** SHORT PROBLEM **
Write out every line exactly, from the start of the records below to the line with "import plotly.graph_objects as go", and stop there. Don't write out the pictures.

>> Begin MATERIAL FOR THE TASK

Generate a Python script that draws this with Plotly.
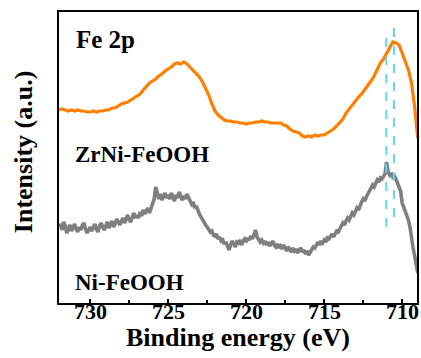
import plotly.graph_objects as go

energy = [732.0, 731.8, 731.6, 731.4, 731.2, 731.0, 730.8, 730.6, 730.4, 730.2,
          730.0, 729.8, 729.6, 729.4, 729.2, 729.0, 728.8, 728.6, 728.4, 728.2,
          728.0, 727.8, 727.6, 727.4, 727.2, 727.0, 726.8, 726.6, 726.4, 726.2,
          726.0, 725.8, 725.6, 725.4, 725.2, 725.0, 724.8, 724.6, 724.4, 724.2,
          724.0, 723.8, 723.6, 723.4, 723.2, 723.0, 722.8, 722.6, 722.4, 722.2,
          722.0, 721.8, 721.6, 721.4, 721.2, 721.0, 720.8, 720.6, 720.4, 720.2,
          720.0, 719.8, 719.6, 719.4, 719.2, 719.0, 718.8, 718.6, 718.4, 718.2,
          718.0, 717.8, 717.6, 717.4, 717.2, 717.0, 716.8, 716.6, 716.4, 716.2,
          716.0, 715.8, 715.6, 715.4, 715.2, 715.0, 714.8, 714.6, 714.4, 714.2,
          714.0, 713.8, 713.6, 713.4, 713.2, 713.0, 712.8, 712.6, 712.4, 712.2,
          712.0, 711.8, 711.6, 711.4, 711.2, 711.0, 710.8, 710.6, 710.4, 710.2,
          710.0, 709.8, 709.6, 709.4, 709.2, 709.0]

zrni_feooh = [193, 194, 193, 192, 193, 192, 193, 192, 192, 191,
              191, 192, 191, 192, 192, 193, 193, 195, 195, 197,
              199, 200, 201, 203, 205, 207, 209, 213, 217, 220,
              222, 224, 227, 229, 232, 234, 236, 239, 240, 239,
              241, 239, 236, 233, 230, 226, 221, 215, 208, 199,
              192, 188, 185, 183, 182, 182, 181, 181, 180, 180,
              179, 180, 180, 181, 181, 182, 181, 181, 180, 180,
              180, 180, 178, 177, 174, 172, 171, 170, 167, 166,
              167, 166, 168, 167, 168, 168, 170, 172, 174, 177,
              180, 184, 190, 194, 198, 203, 206, 209, 213, 217,
              222, 227, 233, 240, 244, 250, 256, 261, 260, 258,
              250, 241, 233, 220, 196, 165]

energy_fine = [732.0, 731.9, 731.8, 731.7, 731.6, 731.5, 731.4, 731.3, 731.2, 731.1,
               731.0, 730.9, 730.8, 730.7, 730.6, 730.5, 730.4, 730.3, 730.2, 730.1,
               730.0, 729.9, 729.8, 729.7, 729.6, 729.5, 729.4, 729.3, 729.2, 729.1,
               729.0, 728.9, 728.8, 728.7, 728.6, 728.5, 728.4, 728.3, 728.2, 728.1,
               728.0, 727.9, 727.8, 727.7, 727.6, 727.5, 727.4, 727.3, 727.2, 727.1,
               727.0, 726.9, 726.8, 726.7, 726.6, 726.5, 726.4, 726.3, 726.2, 726.1,
               726.0, 725.9, 725.8, 725.7, 725.6, 725.5, 725.4, 725.3, 725.2, 725.1,
               725.0, 724.9, 724.8, 724.7, 724.6, 724.5, 724.4, 724.3, 724.2, 724.1,
               724.0, 723.9, 723.8, 723.7, 723.6, 723.5, 723.4, 723.3, 723.2, 723.1,
               723.0, 722.9, 722.8, 722.7, 722.6, 722.5, 722.4, 722.3, 722.2, 722.1,
               722.0, 721.9, 721.8, 721.7, 721.6, 721.5, 721.4, 721.3, 721.2, 721.1,
               721.0, 720.9, 720.8, 720.7, 720.6, 720.5, 720.4, 720.3, 720.2, 720.1,
               720.0, 719.9, 719.8, 719.7, 719.6, 719.5, 719.4, 719.3, 719.2, 719.1,
               719.0, 718.9, 718.8, 718.7, 718.6, 718.5, 718.4, 718.3, 718.2, 718.1,
               718.0, 717.9, 717.8, 717.7, 717.6, 717.5, 717.4, 717.3, 717.2, 717.1,
               717.0, 716.9, 716.8, 716.7, 716.6, 716.5, 716.4, 716.3, 716.2, 716.1,
               716.0, 715.9, 715.8, 715.7, 715.6, 715.5, 715.4, 715.3, 715.2, 715.1,
               715.0, 714.9, 714.8, 714.7, 714.6, 714.5, 714.4, 714.3, 714.2, 714.1,
               714.0, 713.9, 713.8, 713.7, 713.6, 713.5, 713.4, 713.3, 713.2, 713.1,
               713.0, 712.9, 712.8, 712.7, 712.6, 712.5, 712.4, 712.3, 712.2, 712.1,
               712.0, 711.9, 711.8, 711.7, 711.6, 711.5, 711.4, 711.3, 711.2, 711.1,
               711.0, 710.9, 710.8, 710.7, 710.6, 710.5, 710.4, 710.3, 710.2, 710.1,
               710.0, 709.9, 709.8, 709.7, 709.6, 709.5, 709.4, 709.3, 709.2, 709.1,
               709.0]

ni_feooh = [76, 79, 73, 81, 77, 70, 74, 78, 72, 75,
            79, 74, 71, 76, 73, 78, 80, 74, 70, 73,
            76, 72, 75, 79, 74, 71, 77, 80, 76, 73,
            77, 81, 75, 78, 82, 76, 79, 84, 80, 78,
            82, 85, 80, 84, 88, 83, 81, 86, 90, 85,
            88, 85, 91, 87, 93, 89, 92, 95, 90, 94,
            99, 104, 116, 108, 104, 109, 103, 107, 110, 105,
            108, 104, 110, 106, 102, 108, 105, 111, 106, 103,
            107, 104, 109, 105, 101, 99, 101, 95, 97, 92,
            89, 86, 83, 80, 78, 76, 74, 71, 72, 68,
            67, 69, 64, 66, 62, 63, 59, 61, 57, 53,
            58, 62, 59, 56, 61, 60, 63, 58, 62, 64,
            61, 65, 63, 67, 64, 69, 73, 66, 64, 61,
            63, 60, 62, 58, 61, 57, 59, 62, 58, 56,
            59, 55, 57, 54, 58, 55, 52, 56, 54, 51,
            55, 52, 54, 50, 53, 55, 51, 53, 49, 52,
            48, 51, 54, 56, 55, 59, 61, 58, 62, 60,
            63, 61, 65, 64, 67, 69, 66, 70, 72, 71,
            75, 77, 80, 78, 82, 85, 83, 87, 90, 88,
            92, 95, 93, 98, 101, 104, 102, 106, 109, 112,
            114, 118, 116, 120, 123, 121, 125, 124, 127, 129,
            141, 131, 128, 130, 126, 127, 124, 120, 116, 112,
            100, 96, 91, 87, 83, 76, 63, 55, 47, 40,
            30]

ref_lines = [711.02, 710.53]
ref_spans = [(76, 270), (86, 281)]

x_ticks = [730, 725, 720, 715, 710]
x_tick_text = ["730", "725", "720", "715", "710"]
labels = ["Fe 2p", "ZrNi-FeOOH", "Ni-FeOOH"]

FONT = "Liberation Serif"

def f(size):
    return dict(family=FONT, size=size, color="black", weight="bold")

def b(t):
    return "<b>" + t + "</b>"

fig = go.Figure()
fig.add_trace(go.Scatter(x=energy, y=zrni_feooh, mode="lines",
                         line=dict(color="#FF8000", width=3.2), showlegend=False))
fig.add_trace(go.Scatter(x=energy_fine, y=ni_feooh, mode="lines",
                         line=dict(color="#7F7F7F", width=3.6), showlegend=False))

for xv, (y0, y1) in zip(ref_lines, ref_spans):
    fig.add_shape(type="line", x0=xv, x1=xv, y0=y0, y1=y1, xref="x", yref="y",
                  line=dict(color="#66D4F5", width=2, dash="dash"))

fig.add_annotation(x=0.042, y=0.904, xref="paper", yref="paper", text=b(labels[0]),
                   showarrow=False, xanchor="left", yanchor="middle", font=f(25))
fig.add_annotation(x=0.039, y=0.509, xref="paper", yref="paper", text=b(labels[1]),
                   showarrow=False, xanchor="left", yanchor="middle", font=f(23))
fig.add_annotation(x=0.039, y=0.072, xref="paper", yref="paper", text=b(labels[2]),
                   showarrow=False, xanchor="left", yanchor="middle", font=f(23))
fig.add_annotation(x=(23 - 59) / 360, y=(303 - 152) / 291, xref="paper", yref="paper",
                   text=b("Intensity (a.u.)"), showarrow=False, textangle=-90,
                   xanchor="center", yanchor="middle", font=f(26))
for tv, tt in zip(x_ticks, x_tick_text):
    fig.add_annotation(x=tv, y=(303 - 312) / 291, xref="x", yref="paper", text=b(tt),
                       showarrow=False, xanchor="center", yanchor="middle", font=f(22))
fig.add_annotation(x=0.5, y=(303 - 337) / 291, xref="paper", yref="paper",
                   text=b("Binding energy (eV)"), showarrow=False,
                   xanchor="center", yanchor="middle", font=f(26))

fig.update_layout(
    width=421, height=358,
    margin=dict(l=59, r=2, t=12, b=55),
    paper_bgcolor="white", plot_bgcolor="white",
    font=dict(family=FONT, color="black"),
    xaxis=dict(range=[732, 709.05], tickvals=x_ticks, ticks="inside", ticklen=4,
               tickwidth=1.5, tickcolor="black", showline=True, linecolor="black",
               linewidth=1.6, mirror=True, showgrid=False, zeroline=False,
               showticklabels=False,
               minor=dict(dtick=2.5, tick0=710, ticks="inside", ticklen=3,
                          tickcolor="black", tickwidth=1.5)),
    yaxis=dict(range=[0, 291], showticklabels=False, ticks="", showline=True,
               linecolor="black", linewidth=1.6, mirror=True, showgrid=False,
               zeroline=False),
)

fig.write_html("out.html")
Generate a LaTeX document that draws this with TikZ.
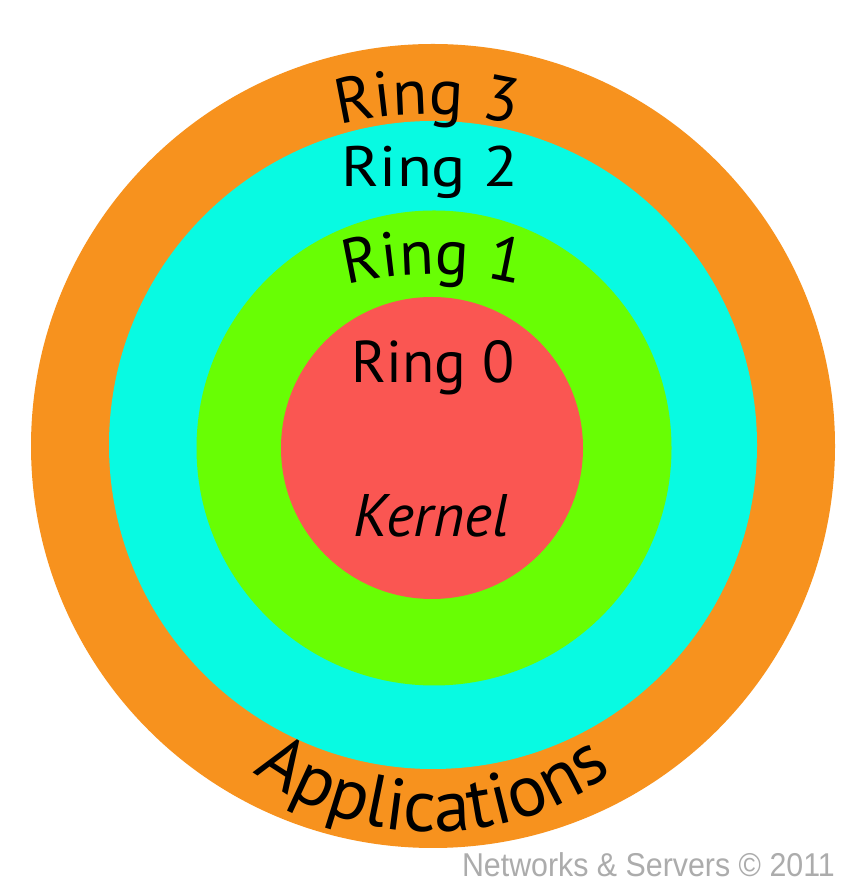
\documentclass[tikz,border=0pt]{standalone}
\usepackage{fontspec}
\setmainfont{PT Sans}
\newfontfamily\wmfont{Liberation Sans}
\usetikzlibrary{decorations.text}
\definecolor{ringorange}{RGB}{247,146,30}
\definecolor{ringcyan}{RGB}{8,250,226}
\definecolor{ringgreen}{RGB}{104,254,4}
\definecolor{ringred}{RGB}{250,86,82}
\definecolor{wmgray}{RGB}{172,172,172}
\begin{document}
\begin{tikzpicture}[x=1pt,y=1pt,
  ring/.style={circle, inner sep=0pt, minimum size=#1},
  arclabel/.style={decorate, decoration={text along path, text format delimiters={|}{|}, text align=center, text={#1}}},
  flatlabel/.style={anchor=base, inner sep=0pt}
]
\path[fill=white] (0,0) rectangle (855,888);
\useasboundingbox (0,0) rectangle (855,888);
% rings
\node[ring=804pt, fill=ringorange] (r3) at (433,442) {};
\node[ring=648pt, fill=ringcyan] (r2) at (433,443) {};
\node[ring=475pt, fill=ringgreen] (r1) at (434,440) {};
\node[ring=302pt, fill=ringred] (r0) at (432,440) {};
% arched labels
\path[arclabel={|\fontsize{64}{64}\selectfont|Ring 3}] ([shift={(110:360)}]427,414) arc[start angle=110, end angle=70, radius=360];
\path[arclabel={|\fontsize{63}{64}\selectfont|Ring 1}] ([shift={(110:350)}]433,264) arc[start angle=110, end angle=70, radius=350];
\path[arclabel={|\fontsize{73}{74}\selectfont|Applications}] ([shift={(225:300)}]433,356) arc[start angle=225, end angle=315, radius=300];
% flat labels
\node[flatlabel, xscale=1.12, font=\fontsize{57}{60}\selectfont] (t2) at (430,701) {Ring 2};
\node[flatlabel, font=\fontsize{59}{60}\selectfont] (t0) at (433,505) {Ring 0};
\node[flatlabel, font=\fontsize{60}{60}\selectfont\itshape] (tk) at (431,351) {Kernel};
% watermark
\node[anchor=base east, inner sep=0pt, text=wmgray, xscale=0.92, font=\wmfont\fontsize{33}{33}\selectfont] (wm) at (835,12) {Networks \& Servers © 2011};
\end{tikzpicture}
\end{document}
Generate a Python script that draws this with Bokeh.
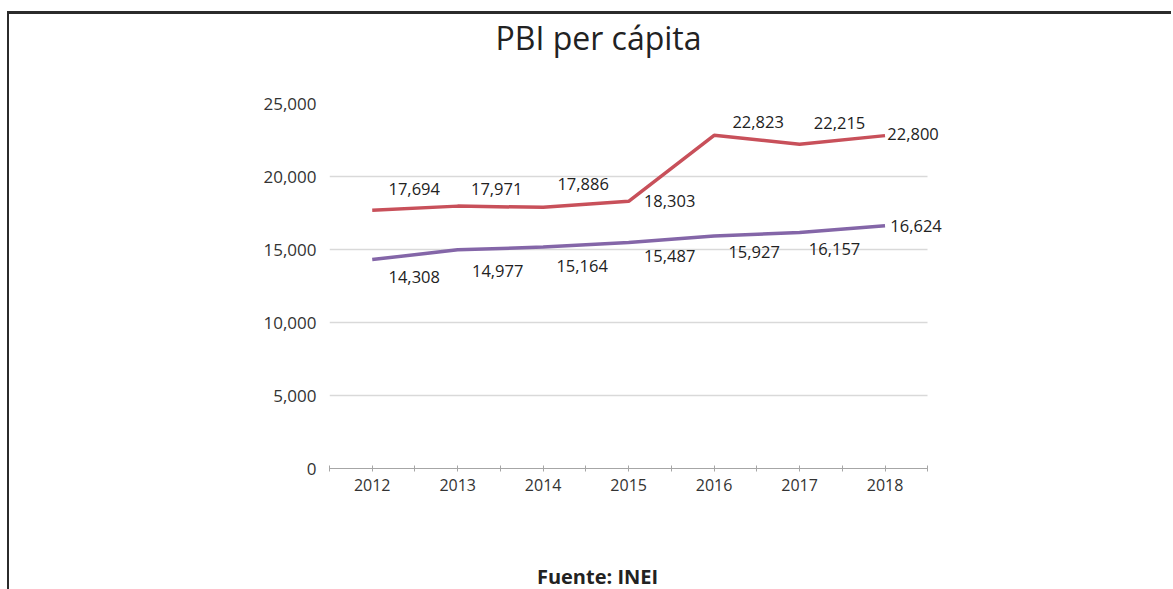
from bokeh.plotting import figure
from bokeh.models import (ColumnDataSource, LabelSet, Label, FixedTicker, Grid,
                          Range1d, NumeralTickFormatter)
from bokeh.core.properties import value
from bokeh.embed import file_html
from bokeh.resources import INLINE

# ---- data ----
years = [2012, 2013, 2014, 2015, 2016, 2017, 2018]
serie_roja = [17694, 17971, 17886, 18303, 22823, 22215, 22800]
serie_morada = [14308, 14977, 15164, 15487, 15927, 16157, 16624]
y_ticks = [0, 5000, 10000, 15000, 20000, 25000]
title_text = "PBI per cápita"
source_text = "Fuente: INEI"

# label placement (screen pixels, dx right, dy up)
roja_dx = [42, 39, 40, 41, 44, 40, 28]
roja_dy = [21, 17, 23, 0, 13, 21, 2]
morada_dx = [42, 40, 39, 41, 40, 35, 31]
morada_dy = [-17, -21, -19, -14, -16, -16, 0]

FONT = "Open Sans"
RED = "#c8505a"
PURPLE = "#8466a8"

x_lo, x_hi = years[0] - 0.5, years[-1] + 0.5

p = figure(width=1164, height=578, output_backend="svg", toolbar_location=None,
           x_range=Range1d(x_lo, x_hi + 0.5),
           y_range=Range1d(y_ticks[0], y_ticks[-1]),
           min_border_left=320, min_border_right=203,
           min_border_top=89, min_border_bottom=124)
p.outline_line_color = None
p.background_fill_color = "white"
p.border_fill_color = "white"
p.styles = {"margin-left": "7px", "margin-top": "11px",
            "border-left": "2px solid #2b2b2b", "border-top": "3px solid #2b2b2b"}

# lines
p.line(years, serie_roja, line_color=RED, line_width=3.5)
p.line(years, serie_morada, line_color=PURPLE, line_width=3.5)

# axes
xt = FixedTicker(ticks=years, minor_ticks=[y - 0.5 for y in years] + [x_hi])
p.xaxis.ticker = xt
p.xaxis.bounds = (x_lo, x_hi)
p.xaxis.axis_line_color = "#a6a6a6"
p.xaxis.major_tick_line_color = "#a6a6a6"
p.xaxis.minor_tick_line_color = "#a6a6a6"
p.xaxis.major_tick_in = 3
p.xaxis.major_tick_out = 3
p.xaxis.minor_tick_in = 3
p.xaxis.minor_tick_out = 3
p.xaxis.major_label_standoff = 7
p.xaxis.major_label_text_font = FONT
p.xaxis.major_label_text_font_size = "16px"
p.xaxis.major_label_text_color = "#333333"

p.yaxis.ticker = FixedTicker(ticks=y_ticks, minor_ticks=[])
p.yaxis.formatter = NumeralTickFormatter(format="0,0")
p.yaxis.axis_line_color = None
p.yaxis.major_tick_line_color = None
p.yaxis.minor_tick_line_color = None
p.yaxis.major_tick_in = 0
p.yaxis.major_tick_out = 0
p.yaxis.major_label_standoff = 13
p.yaxis.major_label_text_font = FONT
p.yaxis.major_label_text_font_size = "17px"
p.yaxis.major_label_text_color = "#333333"

p.xgrid.grid_line_color = None
if "cross_bounds" in Grid.properties():
    p.ygrid.cross_bounds = (x_lo, x_hi)
    p.ygrid.grid_line_color = "#d9d9d9"
    p.ygrid.grid_line_width = 1.5
else:
    p.ygrid.grid_line_color = None
    p.segment(x0=[x_lo] * len(y_ticks), y0=y_ticks, x1=[x_hi] * len(y_ticks), y1=y_ticks,
              line_color="#d9d9d9", line_width=1.5, level="underlay")

# data labels
def fmt(v):
    return f"{v:,}"

src_r = ColumnDataSource(dict(x=years, y=serie_roja, t=[fmt(v) for v in serie_roja],
                              dx=roja_dx, dy=roja_dy))
src_m = ColumnDataSource(dict(x=years, y=serie_morada, t=[fmt(v) for v in serie_morada],
                              dx=morada_dx, dy=morada_dy))
for src in (src_r, src_m):
    p.add_layout(LabelSet(x="x", y="y", text="t", source=src, x_offset="dx", y_offset="dy",
                          text_align="center", text_baseline="middle",
                          text_font=value(FONT), text_font_size="16.5px",
                          text_color="#222222"))

# title and source (canvas pixel positions)
try:
    units = "canvas"
    Label(x=0, y=0, x_units=units, y_units=units, text="")
except Exception:
    units = "screen"

p.add_layout(Label(x=587, y=20, x_units=units, y_units=units, text=title_text,
                   text_align="center", text_baseline="alphabetic",
                   text_font=FONT, text_font_size="32px", text_color="#222222"), "above")
p.add_layout(Label(x=586, y=559, x_units=units, y_units=units, text=source_text,
                   text_align="center", text_baseline="alphabetic",
                   text_font=FONT, text_font_size="20px", text_font_style="bold",
                   text_color="#222222"), "below")

open("out.html", "w").write(file_html(p, INLINE))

>> End MATERIAL FOR THE TASK

** RESULT FOR THIS TASK **
Generate a Python script that draws this with Plotly.
import plotly.graph_objects as go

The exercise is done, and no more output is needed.